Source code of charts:
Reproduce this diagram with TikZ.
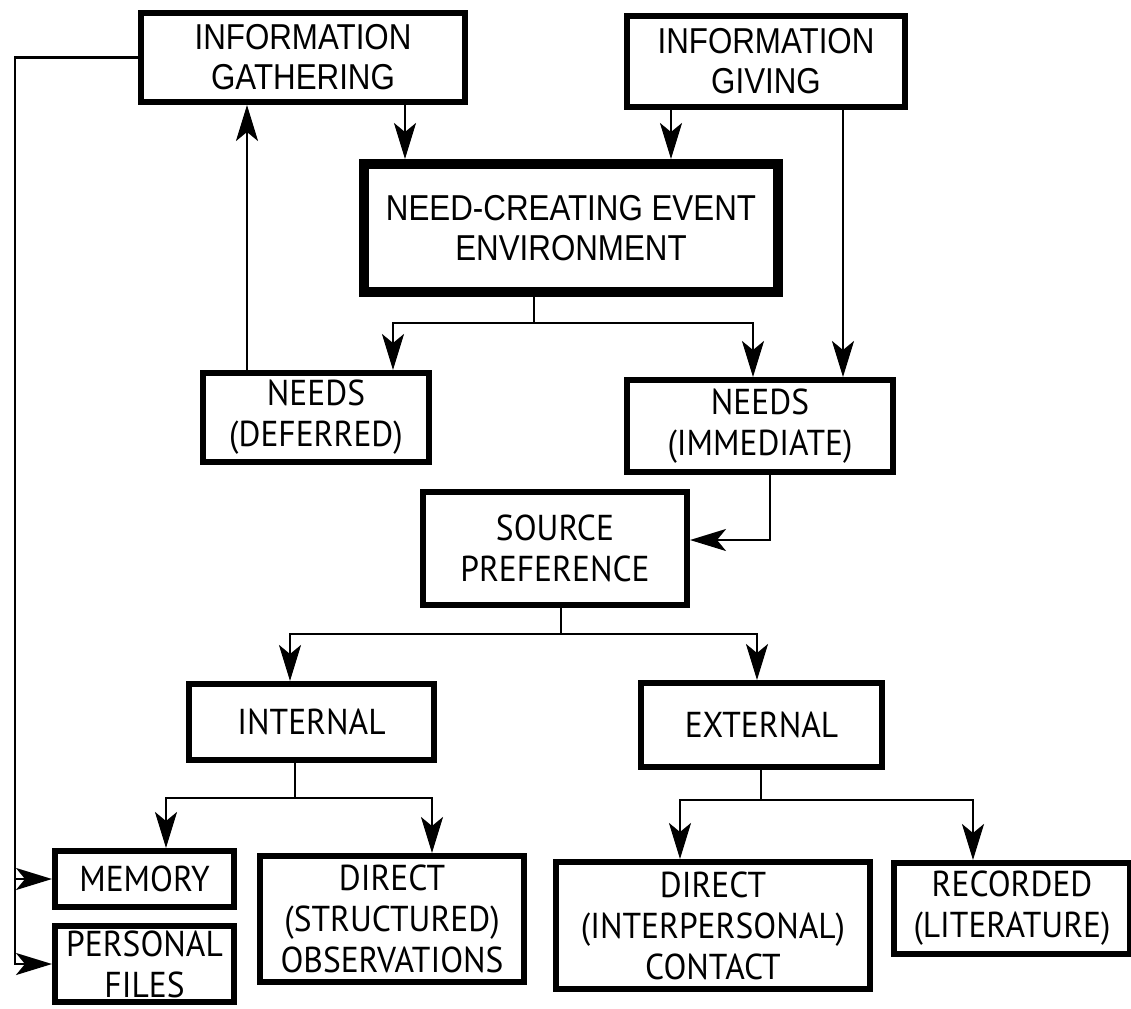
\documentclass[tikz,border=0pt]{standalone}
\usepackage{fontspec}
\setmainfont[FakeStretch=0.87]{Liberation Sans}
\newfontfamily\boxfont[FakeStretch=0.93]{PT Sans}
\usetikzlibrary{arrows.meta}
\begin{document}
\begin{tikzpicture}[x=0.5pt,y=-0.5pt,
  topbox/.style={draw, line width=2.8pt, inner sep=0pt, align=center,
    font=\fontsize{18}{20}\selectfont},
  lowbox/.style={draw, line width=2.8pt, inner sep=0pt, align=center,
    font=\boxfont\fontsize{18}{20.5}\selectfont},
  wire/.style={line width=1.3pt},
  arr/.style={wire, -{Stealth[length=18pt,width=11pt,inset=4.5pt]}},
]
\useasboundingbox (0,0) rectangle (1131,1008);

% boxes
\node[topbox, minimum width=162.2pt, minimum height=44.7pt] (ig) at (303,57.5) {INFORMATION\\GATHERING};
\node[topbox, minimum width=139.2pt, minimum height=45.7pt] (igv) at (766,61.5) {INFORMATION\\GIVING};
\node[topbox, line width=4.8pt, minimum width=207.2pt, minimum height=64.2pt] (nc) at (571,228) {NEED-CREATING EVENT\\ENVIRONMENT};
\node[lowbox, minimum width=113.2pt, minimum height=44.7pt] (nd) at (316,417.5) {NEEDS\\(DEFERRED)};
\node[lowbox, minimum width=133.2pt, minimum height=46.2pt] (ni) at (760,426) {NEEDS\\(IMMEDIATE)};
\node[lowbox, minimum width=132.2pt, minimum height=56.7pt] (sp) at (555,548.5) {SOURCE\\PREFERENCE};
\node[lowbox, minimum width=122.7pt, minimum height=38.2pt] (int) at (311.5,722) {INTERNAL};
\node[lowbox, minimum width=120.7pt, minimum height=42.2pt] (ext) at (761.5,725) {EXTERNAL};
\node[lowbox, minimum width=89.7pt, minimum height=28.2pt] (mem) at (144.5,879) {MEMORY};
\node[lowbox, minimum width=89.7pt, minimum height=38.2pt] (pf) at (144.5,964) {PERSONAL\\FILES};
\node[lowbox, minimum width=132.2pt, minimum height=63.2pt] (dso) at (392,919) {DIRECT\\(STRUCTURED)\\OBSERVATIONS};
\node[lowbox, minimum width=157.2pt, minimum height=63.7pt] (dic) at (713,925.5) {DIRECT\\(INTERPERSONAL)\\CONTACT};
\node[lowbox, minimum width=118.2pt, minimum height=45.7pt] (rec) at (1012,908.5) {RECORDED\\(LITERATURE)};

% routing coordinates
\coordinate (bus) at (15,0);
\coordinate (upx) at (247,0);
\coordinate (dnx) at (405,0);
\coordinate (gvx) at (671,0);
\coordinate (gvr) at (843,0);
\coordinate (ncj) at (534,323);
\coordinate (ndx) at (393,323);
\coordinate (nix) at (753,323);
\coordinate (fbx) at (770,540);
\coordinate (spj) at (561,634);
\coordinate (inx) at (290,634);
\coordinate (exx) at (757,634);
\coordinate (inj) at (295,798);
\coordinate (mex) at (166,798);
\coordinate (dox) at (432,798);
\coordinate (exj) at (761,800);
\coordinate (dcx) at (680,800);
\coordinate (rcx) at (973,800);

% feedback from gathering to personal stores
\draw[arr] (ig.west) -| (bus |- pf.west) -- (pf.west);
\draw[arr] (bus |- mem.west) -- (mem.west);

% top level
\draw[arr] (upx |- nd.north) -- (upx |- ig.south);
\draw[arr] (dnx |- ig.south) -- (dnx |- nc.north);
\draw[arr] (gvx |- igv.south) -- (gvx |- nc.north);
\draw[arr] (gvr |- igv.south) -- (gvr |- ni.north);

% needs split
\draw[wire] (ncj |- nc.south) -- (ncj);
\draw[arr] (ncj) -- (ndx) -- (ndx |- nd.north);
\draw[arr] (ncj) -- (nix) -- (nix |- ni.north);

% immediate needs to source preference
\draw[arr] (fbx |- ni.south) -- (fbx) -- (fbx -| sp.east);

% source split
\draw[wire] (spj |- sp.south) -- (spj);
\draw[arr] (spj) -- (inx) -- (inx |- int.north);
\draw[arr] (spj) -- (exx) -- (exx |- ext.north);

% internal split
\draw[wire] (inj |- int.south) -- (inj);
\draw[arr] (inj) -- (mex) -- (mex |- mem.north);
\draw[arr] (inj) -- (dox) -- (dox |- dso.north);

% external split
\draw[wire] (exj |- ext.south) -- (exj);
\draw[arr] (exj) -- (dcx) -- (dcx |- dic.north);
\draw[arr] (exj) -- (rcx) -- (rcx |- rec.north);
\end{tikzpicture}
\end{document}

* * *

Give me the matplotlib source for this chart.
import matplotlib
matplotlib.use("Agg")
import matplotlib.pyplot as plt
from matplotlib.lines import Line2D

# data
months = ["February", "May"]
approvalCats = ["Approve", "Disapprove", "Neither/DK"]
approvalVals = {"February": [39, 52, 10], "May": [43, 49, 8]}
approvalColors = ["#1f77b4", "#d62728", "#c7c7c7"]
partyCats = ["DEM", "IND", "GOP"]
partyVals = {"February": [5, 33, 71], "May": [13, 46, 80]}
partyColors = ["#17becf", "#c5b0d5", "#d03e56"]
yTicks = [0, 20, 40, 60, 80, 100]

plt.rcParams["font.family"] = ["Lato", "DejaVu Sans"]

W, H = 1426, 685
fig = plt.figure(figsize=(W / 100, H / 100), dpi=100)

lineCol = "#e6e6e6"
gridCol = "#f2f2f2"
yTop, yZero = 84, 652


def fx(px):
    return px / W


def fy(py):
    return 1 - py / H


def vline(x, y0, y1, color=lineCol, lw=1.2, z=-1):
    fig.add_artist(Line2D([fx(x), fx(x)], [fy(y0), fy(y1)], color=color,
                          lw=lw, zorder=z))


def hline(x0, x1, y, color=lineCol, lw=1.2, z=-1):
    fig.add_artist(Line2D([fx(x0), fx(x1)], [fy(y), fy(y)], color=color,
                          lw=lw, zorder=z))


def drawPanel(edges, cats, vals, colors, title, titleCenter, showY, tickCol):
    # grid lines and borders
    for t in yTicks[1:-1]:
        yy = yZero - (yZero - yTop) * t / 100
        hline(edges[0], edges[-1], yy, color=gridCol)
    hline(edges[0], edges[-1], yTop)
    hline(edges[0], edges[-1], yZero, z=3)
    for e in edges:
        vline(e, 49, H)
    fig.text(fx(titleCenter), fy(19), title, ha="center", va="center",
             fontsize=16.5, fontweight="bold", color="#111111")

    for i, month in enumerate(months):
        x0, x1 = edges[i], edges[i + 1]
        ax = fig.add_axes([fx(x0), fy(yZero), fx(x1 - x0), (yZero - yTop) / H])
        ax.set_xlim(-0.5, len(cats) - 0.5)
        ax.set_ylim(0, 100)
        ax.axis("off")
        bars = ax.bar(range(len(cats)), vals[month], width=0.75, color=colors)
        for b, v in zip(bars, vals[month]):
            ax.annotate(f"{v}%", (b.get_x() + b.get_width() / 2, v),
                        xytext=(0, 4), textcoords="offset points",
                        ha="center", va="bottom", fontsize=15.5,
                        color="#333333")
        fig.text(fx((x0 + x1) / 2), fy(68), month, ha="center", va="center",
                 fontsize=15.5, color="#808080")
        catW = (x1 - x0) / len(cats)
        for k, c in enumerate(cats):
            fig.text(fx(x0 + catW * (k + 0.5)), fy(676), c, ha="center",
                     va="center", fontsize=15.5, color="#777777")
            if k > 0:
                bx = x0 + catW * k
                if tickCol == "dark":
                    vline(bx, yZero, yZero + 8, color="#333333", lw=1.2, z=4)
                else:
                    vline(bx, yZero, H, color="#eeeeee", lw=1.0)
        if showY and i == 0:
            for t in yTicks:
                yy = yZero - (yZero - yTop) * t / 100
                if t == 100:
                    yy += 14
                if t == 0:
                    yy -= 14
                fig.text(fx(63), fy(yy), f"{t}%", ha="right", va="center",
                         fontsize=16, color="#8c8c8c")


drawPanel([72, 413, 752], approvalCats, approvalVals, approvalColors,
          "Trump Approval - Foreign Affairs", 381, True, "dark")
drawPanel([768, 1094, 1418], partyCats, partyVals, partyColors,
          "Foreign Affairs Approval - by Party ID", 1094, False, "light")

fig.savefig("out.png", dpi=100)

- WHAT IS EXPECTED -
Repeat exactly, and only, the lines from the one containing "Reproduce this diagram with TikZ." through the one containing "(0,0) rectangle (1131,1008);", both included, without the pictures.

- OUTPUT OF THE EXERCISE -
Reproduce this diagram with TikZ.
\documentclass[tikz,border=0pt]{standalone}
\usepackage{fontspec}
\setmainfont[FakeStretch=0.87]{Liberation Sans}
\newfontfamily\boxfont[FakeStretch=0.93]{PT Sans}
\usetikzlibrary{arrows.meta}
\begin{document}
\begin{tikzpicture}[x=0.5pt,y=-0.5pt,
  topbox/.style={draw, line width=2.8pt, inner sep=0pt, align=center,
    font=\fontsize{18}{20}\selectfont},
  lowbox/.style={draw, line width=2.8pt, inner sep=0pt, align=center,
    font=\boxfont\fontsize{18}{20.5}\selectfont},
  wire/.style={line width=1.3pt},
  arr/.style={wire, -{Stealth[length=18pt,width=11pt,inset=4.5pt]}},
]
\useasboundingbox (0,0) rectangle (1131,1008);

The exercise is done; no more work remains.